**Data section**
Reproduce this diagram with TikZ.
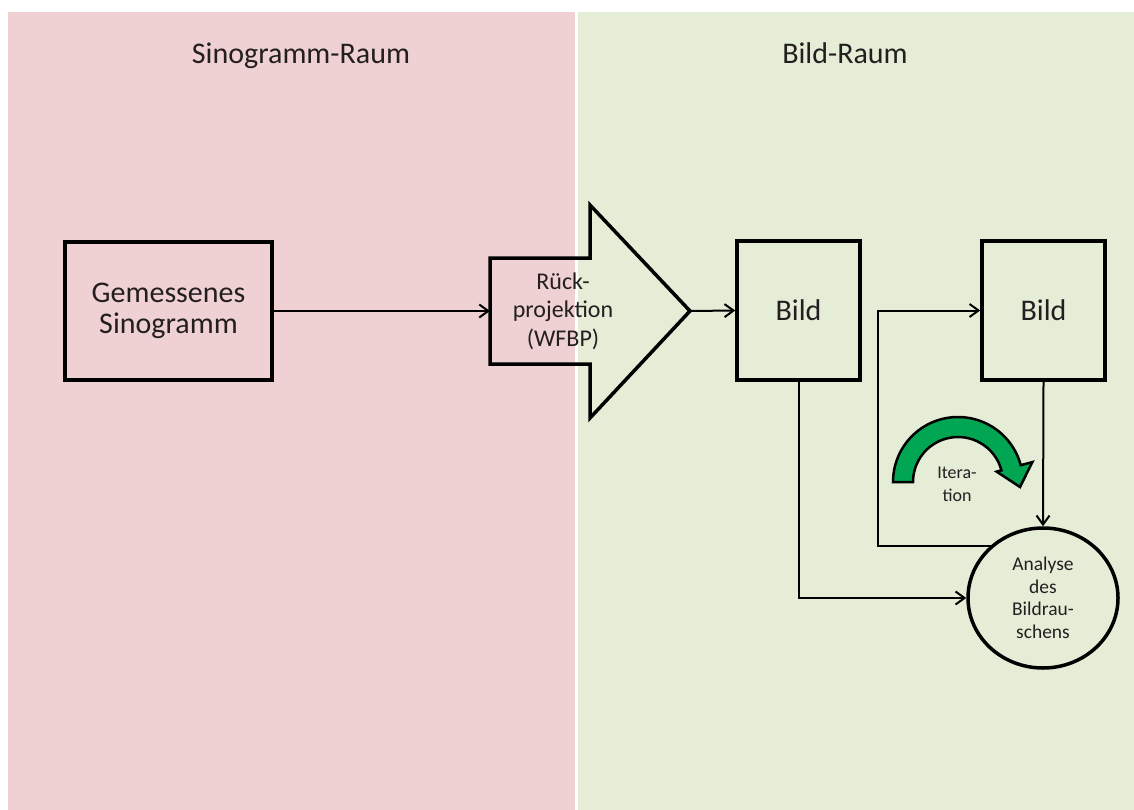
\documentclass[tikz,border=0pt]{standalone}
\usepackage{fontspec}
\setmainfont{Carlito}
\usetikzlibrary{arrows.meta,shapes.geometric,calc}
\definecolor{pinkbg}{HTML}{EFD1D3}
\definecolor{greenbg}{HTML}{E5EDD6}
\definecolor{txt}{HTML}{231F20}
\definecolor{itergreen}{HTML}{00A651}
\tikzset{
  box/.style={draw=black,line width=3.5pt,rectangle,inner sep=0pt,align=center,text=txt,font=\fontsize{30}{31}\selectfont},
  conn/.style={draw=black,line width=2pt,-{Straight Barb[length=9pt,width=13pt,line width=2pt]}},
  title/.style={text=txt,font=\fontsize{30}{31}\selectfont,anchor=base,inner sep=0pt},
}
\begin{document}
\begin{tikzpicture}[x=1pt,y=-1pt]
\useasboundingbox (0,0) rectangle (1134,810);
\fill[white] (0,0) rectangle (1134,810);
\fill[pinkbg] (8,12) rectangle (575,810);
\fill[greenbg] (578,12) rectangle (1134,810);
\node[title] (t1) at (301,64) {Sinogramm-Raum};
\node[title] (t2) at (845,64) {Bild-Raum};
% boxes
\node[box,minimum width=207pt,minimum height=138pt] (sino) at (168.5,311) {Gemessenes\\Sinogramm};
\node[box,minimum width=123pt,minimum height=139pt] (bild1) at (798.5,310.5) {Bild};
\node[box,minimum width=123pt,minimum height=139pt] (bild2) at (1043.5,310.5) {Bild};
\node[draw=black,line width=3.5pt,ellipse,minimum width=150pt,minimum height=140pt,inner sep=0pt,align=center,text=txt,font=\fontsize{19.5}{22.5}\selectfont] (ana) at (1043,598) {Analyse\\des\\Bildrau-\\schens};
% block arrow
\coordinate (bl) at (490,311);
\coordinate (tip) at (690,311);
\draw[black,line width=3.5pt,line join=miter] (490,258) -- (590,258) -- (590,205) -- (tip) -- (590,418) -- (590,364) -- (490,364) -- cycle;
\node[text=txt,align=center,font=\fontsize{24}{28.5}\selectfont] (rp) at (563,311) {Rück-\\projektion\\(WFBP)};
% connectors
\draw[conn] (sino.east) -- (bl);
\draw[conn] (tip) -- (bild1.west);
\draw[conn] (bild2.south) -- (ana.north);
\draw[conn] (bild1.south) |- (ana.west);
\coordinate (fb) at (878,400);
\draw[conn] (ana.135) -- (ana.135 -| fb) |- (bild2.west);
% iteration arrow
\coordinate (c) at (958,482);
\draw[fill=itergreen,draw=black,line width=2.5pt,line join=miter]
  ($(c)+(180:65)$) arc[start angle=180,end angle=345,radius=65]
  -- ($(c)+(345:77)$) -- (1020,487) -- ($(c)+(345:40)$)
  -- ($(c)+(345:45)$) arc[start angle=345,end angle=180,radius=45] -- cycle;
\node[text=txt,align=center,font=\fontsize{18}{23}\selectfont] (it) at (957,484) {Itera-\\tion};
\end{tikzpicture}
\end{document}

**The task**
Every line of the material is to be quoted exactly, with no pictures carried over.

**Finished task**
Reproduce this diagram with TikZ.
\documentclass[tikz,border=0pt]{standalone}
\usepackage{fontspec}
\setmainfont{Carlito}
\usetikzlibrary{arrows.meta,shapes.geometric,calc}
\definecolor{pinkbg}{HTML}{EFD1D3}
\definecolor{greenbg}{HTML}{E5EDD6}
\definecolor{txt}{HTML}{231F20}
\definecolor{itergreen}{HTML}{00A651}
\tikzset{
  box/.style={draw=black,line width=3.5pt,rectangle,inner sep=0pt,align=center,text=txt,font=\fontsize{30}{31}\selectfont},
  conn/.style={draw=black,line width=2pt,-{Straight Barb[length=9pt,width=13pt,line width=2pt]}},
  title/.style={text=txt,font=\fontsize{30}{31}\selectfont,anchor=base,inner sep=0pt},
}
\begin{document}
\begin{tikzpicture}[x=1pt,y=-1pt]
\useasboundingbox (0,0) rectangle (1134,810);
\fill[white] (0,0) rectangle (1134,810);
\fill[pinkbg] (8,12) rectangle (575,810);
\fill[greenbg] (578,12) rectangle (1134,810);
\node[title] (t1) at (301,64) {Sinogramm-Raum};
\node[title] (t2) at (845,64) {Bild-Raum};
% boxes
\node[box,minimum width=207pt,minimum height=138pt] (sino) at (168.5,311) {Gemessenes\\Sinogramm};
\node[box,minimum width=123pt,minimum height=139pt] (bild1) at (798.5,310.5) {Bild};
\node[box,minimum width=123pt,minimum height=139pt] (bild2) at (1043.5,310.5) {Bild};
\node[draw=black,line width=3.5pt,ellipse,minimum width=150pt,minimum height=140pt,inner sep=0pt,align=center,text=txt,font=\fontsize{19.5}{22.5}\selectfont] (ana) at (1043,598) {Analyse\\des\\Bildrau-\\schens};
% block arrow
\coordinate (bl) at (490,311);
\coordinate (tip) at (690,311);
\draw[black,line width=3.5pt,line join=miter] (490,258) -- (590,258) -- (590,205) -- (tip) -- (590,418) -- (590,364) -- (490,364) -- cycle;
\node[text=txt,align=center,font=\fontsize{24}{28.5}\selectfont] (rp) at (563,311) {Rück-\\projektion\\(WFBP)};
% connectors
\draw[conn] (sino.east) -- (bl);
\draw[conn] (tip) -- (bild1.west);
\draw[conn] (bild2.south) -- (ana.north);
\draw[conn] (bild1.south) |- (ana.west);
\coordinate (fb) at (878,400);
\draw[conn] (ana.135) -- (ana.135 -| fb) |- (bild2.west);
% iteration arrow
\coordinate (c) at (958,482);
\draw[fill=itergreen,draw=black,line width=2.5pt,line join=miter]
  ($(c)+(180:65)$) arc[start angle=180,end angle=345,radius=65]
  -- ($(c)+(345:77)$) -- (1020,487) -- ($(c)+(345:40)$)
  -- ($(c)+(345:45)$) arc[start angle=345,end angle=180,radius=45] -- cycle;
\node[text=txt,align=center,font=\fontsize{18}{23}\selectfont] (it) at (957,484) {Itera-\\tion};
\end{tikzpicture}
\end{document}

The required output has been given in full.